The US defence giant Boeing was rocked by its second ethics scandal inside 18 months after its chief executive, Harry Stonecipher, was fired yesterday following disclosure that he has been having an affair with a female executive of the company.
Mr Stonecipher, a married man with two children and two grandchildren, was asked to tender his resignation on Sunday after the board decided his actions were "inconsistent" with Boeing's code of conduct.
The 68-year-old was instrumental in drawing up the ethics code and demanding absolute adherence to it after his predecessor, Phil Condit, quit in December 2003 over a previous scandal involving the hiring of a former Pentagon official who had secretly steered military contracts Boeing's way.
Boeing was alerted to the affair with the unnamed woman 10 days ago after a letter was sent by an anonymous employee to three Boeing directors. The affair is understood to have begun in January. An immediate investigation was ordered, carried out by Boeing officials aided by an outside law firm.
"The board concluded that the facts reflected poorly on Harry's judgement and would impair his ability to lead the company," the Chicago-based group said in a statement.

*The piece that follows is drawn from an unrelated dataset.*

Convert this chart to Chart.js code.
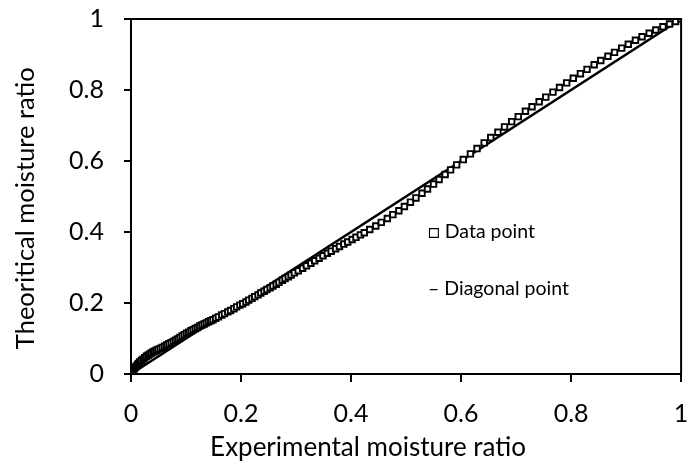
<!DOCTYPE html>
<html>
<head>
<meta charset="utf-8">
<script src="https://cdn.jsdelivr.net/npm/chart.js@4.4.1/dist/chart.umd.min.js"></script>
<style>
  html, body { margin: 0; padding: 0; background: #fff; }
  #wrap { width: 687px; height: 463px; position: relative; }
</style>
</head>
<body>
<div id="wrap"><canvas id="c" width="687" height="463"></canvas></div>
<script>
// Experimental moisture ratio (x) of each data point
const experimentalMR = [
  0, 0.002, 0.004, 0.006, 0.008, 0.010, 0.012, 0.014, 0.016, 0.019,
  0.022, 0.025, 0.028, 0.031, 0.034, 0.037, 0.040, 0.043, 0.046, 0.049,
  0.053, 0.057, 0.061, 0.065, 0.069, 0.073, 0.077, 0.081, 0.085, 0.089,
  0.093, 0.097, 0.101, 0.105, 0.109, 0.113, 0.117, 0.121, 0.125, 0.129,
  0.133, 0.137, 0.141, 0.145, 0.149,
  0.154, 0.159, 0.165, 0.170, 0.176, 0.181, 0.187, 0.192, 0.198, 0.203,
  0.209, 0.214, 0.220, 0.225, 0.231, 0.236, 0.242, 0.247, 0.253, 0.258,
  0.264, 0.269, 0.275, 0.280, 0.286, 0.291, 0.297,
  0.304, 0.312, 0.319, 0.327, 0.334, 0.342, 0.349, 0.357, 0.364, 0.372,
  0.379, 0.387, 0.394, 0.402, 0.409, 0.417, 0.424,
  0.434, 0.445, 0.455, 0.466, 0.476, 0.487, 0.497, 0.508, 0.518, 0.529,
  0.539, 0.550, 0.560, 0.571, 0.581, 0.592,
  0.604, 0.617, 0.629, 0.642, 0.654, 0.667, 0.679, 0.692, 0.704, 0.717,
  0.729, 0.742, 0.754, 0.767, 0.779, 0.792, 0.804, 0.817, 0.829, 0.842,
  0.854, 0.867, 0.879, 0.892, 0.904, 0.917, 0.929, 0.942, 0.954, 0.967,
  0.979, 0.990, 1.000
];
// Theoretical (predicted) moisture ratio (y) of each data point
const theoreticalMR = [
  0, 0.005, 0.010, 0.015, 0.019, 0.023, 0.027, 0.030, 0.034, 0.038,
  0.042, 0.046, 0.050, 0.053, 0.056, 0.059, 0.062, 0.064, 0.067, 0.069,
  0.072, 0.075, 0.078, 0.082, 0.085, 0.088, 0.092, 0.095, 0.099, 0.103,
  0.107, 0.111, 0.115, 0.118, 0.122, 0.125, 0.128, 0.131, 0.135, 0.138,
  0.141, 0.144, 0.147, 0.150, 0.153,
  0.157, 0.161, 0.166, 0.170, 0.175, 0.179, 0.184, 0.189, 0.194, 0.198,
  0.203, 0.208, 0.213, 0.218, 0.223, 0.228, 0.233, 0.238, 0.243, 0.248,
  0.253, 0.258, 0.264, 0.269, 0.274, 0.279, 0.285,
  0.291, 0.298, 0.305, 0.312, 0.319, 0.326, 0.333, 0.340, 0.346, 0.353,
  0.359, 0.366, 0.372, 0.379, 0.385, 0.392, 0.398,
  0.407, 0.417, 0.427, 0.438, 0.449, 0.460, 0.472, 0.484, 0.496, 0.509,
  0.521, 0.535, 0.548, 0.562, 0.575, 0.589,
  0.604, 0.620, 0.635, 0.651, 0.666, 0.681, 0.696, 0.711, 0.725, 0.740,
  0.753, 0.767, 0.780, 0.794, 0.807, 0.820, 0.833, 0.846, 0.858, 0.871,
  0.883, 0.895, 0.906, 0.918, 0.929, 0.940, 0.950, 0.960, 0.969, 0.978,
  0.986, 0.993, 1.000
];
// Diagonal (perfect agreement) line end points
const diagonalX = [0, 1];
const diagonalY = [0, 1];
// Tick labels
const xTickLabels = ['0', '0.2', '0.4', '0.6', '0.8', '1'];
const yTickLabels = ['0', '0.2', '0.4', '0.6', '0.8', '1'];
// Texts
const xTitle = 'Experimental moisture ratio';
const yTitle = 'Theoritical moisture ratio';
const legendTexts = ['\u25A1 Data point', '\u2013 Diagonal point'];
const legendAnchors = [[0.540, 0.40], [0.540, 0.24]]; // data coords of the legend texts

const FONT = 'Lato, "Open Sans", sans-serif';

const points = experimentalMR.map((x, i) => ({ x: x, y: theoreticalMR[i] }));
const diag = diagonalX.map((x, i) => ({ x: x, y: diagonalY[i] }));

const frame = {
  id: 'frame',
  afterDatasetsDraw(chart) {
    const { ctx, chartArea: a, scales } = chart;
    ctx.save();
    ctx.strokeStyle = '#000';
    ctx.lineWidth = 2;
    ctx.beginPath();
    ctx.moveTo(a.left, a.top);
    ctx.lineTo(a.right, a.top);
    ctx.lineTo(a.right, a.bottom);
    ctx.stroke();
    ctx.fillStyle = '#000';
    ctx.font = '19.5px ' + FONT;
    ctx.textAlign = 'left';
    ctx.textBaseline = 'middle';
    legendTexts.forEach((t, i) => {
      ctx.fillText(t, scales.x.getPixelForValue(legendAnchors[i][0]), scales.y.getPixelForValue(legendAnchors[i][1]));
    });
    ctx.restore();
  },
  afterDraw(chart) {
    const { ctx, chartArea: a } = chart;
    ctx.save();
    ctx.fillStyle = '#000';
    ctx.textAlign = 'center';
    ctx.textBaseline = 'alphabetic';
    // x axis title (sits a little left of the plot centre, as in the original)
    ctx.font = '26px ' + FONT;
    ctx.fillText(xTitle, a.left + (a.right - a.left) * 0.431, 456);
    // y axis title
    ctx.font = '25.5px ' + FONT;
    ctx.translate(34, a.top + (a.bottom - a.top) * 0.533);
    ctx.rotate(-Math.PI / 2);
    ctx.fillText(yTitle, 0, 0);
    ctx.restore();
  }
};

new Chart(document.getElementById('c'), {
  type: 'scatter',
  data: {
    datasets: [
      {
        label: 'Diagonal point',
        data: diag,
        showLine: true,
        borderColor: '#000',
        borderWidth: 2.5,
        pointRadius: 0,
        order: 2
      },
      {
        label: 'Data point',
        data: points,
        showLine: false,
        pointStyle: 'rect',
        pointRadius: 3.9,
        pointBorderWidth: 1.9,
        pointBorderColor: '#000',
        pointBackgroundColor: '#fff',
        order: 1
      }
    ]
  },
  options: {
    responsive: false,
    animation: false,
    layout: { padding: { top: 19, right: 4, left: 0, bottom: 0 } },
    plugins: { legend: { display: false }, tooltip: { enabled: false } },
    scales: {
      x: {
        type: 'linear', min: 0, max: 1,
        afterFit(s) { s.height = 89; s.paddingLeft = 0; s.paddingRight = 0; },
        border: { color: '#000', width: 2 },
        grid: { drawOnChartArea: false, drawTicks: true, tickLength: 8, color: '#000', lineWidth: 2 },
        ticks: {
          stepSize: 0.2, color: '#000', padding: 17, maxRotation: 0,
          font: { family: FONT, size: 25 },
          callback: (v, i) => xTickLabels[i]
        },
        title: { display: false }
      },
      y: {
        type: 'linear', min: 0, max: 1,
        afterFit(s) { s.width = 131; s.paddingTop = 0; s.paddingBottom = 0; },
        border: { color: '#000', width: 2 },
        grid: { drawOnChartArea: false, drawTicks: true, tickLength: 7, color: '#000', lineWidth: 2 },
        ticks: {
          stepSize: 0.2, color: '#000', padding: 20,
          font: { family: FONT, size: 25 },
          callback: (v, i) => yTickLabels[i]
        },
        title: { display: false }
      }
    }
  },
  plugins: [frame]
});
</script>
</body>
</html>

Boeing stressed that the relationship was consensual and had no effect on the conduct of the company's business or its operational performance and financial condition. It said that neither the career of the female executive nor her pay was influenced by the relationship.
"However, the CEO must set the standard for unimpeachable professional and personal behaviour and the board determined that [Mr Stonecipher's] resignation was the right and necessary decision in the circumstances," Lew Platt, Boeing's chairman, said. He later told a conference call: "He let everyone know that even minor violations would not be tolerated and when one does that you have to look at that standard."
Mr Stonecipher was to retire next year. He has been replaced as chief executive on an interim basis by James Bell, the finance director, while a permanent successor is sought. The most likely internal candidates are Alan Mulally, the head of Boeing's commercial airplane division, and Jim Albaugh, who runs its military business.
Boeing's code of conduct states that "employees will not engage in conduct or activity that may raise questions as to the company's honesty, impartiality and reputation or otherwise cause embarrassment to the company". A spokeswoman said Mr Stonecipher's actions had been inconsistent with this but refused to go into details as to precisely why. It appears, however, that Mr Stonecipher was fired mainly because the existence of the affair became known. One company insider said: "The guy was having an affair and he was the chief executive of the company. When the affair was uncovered it obviously raised questions about the reputation of the company and caused it embarrassment."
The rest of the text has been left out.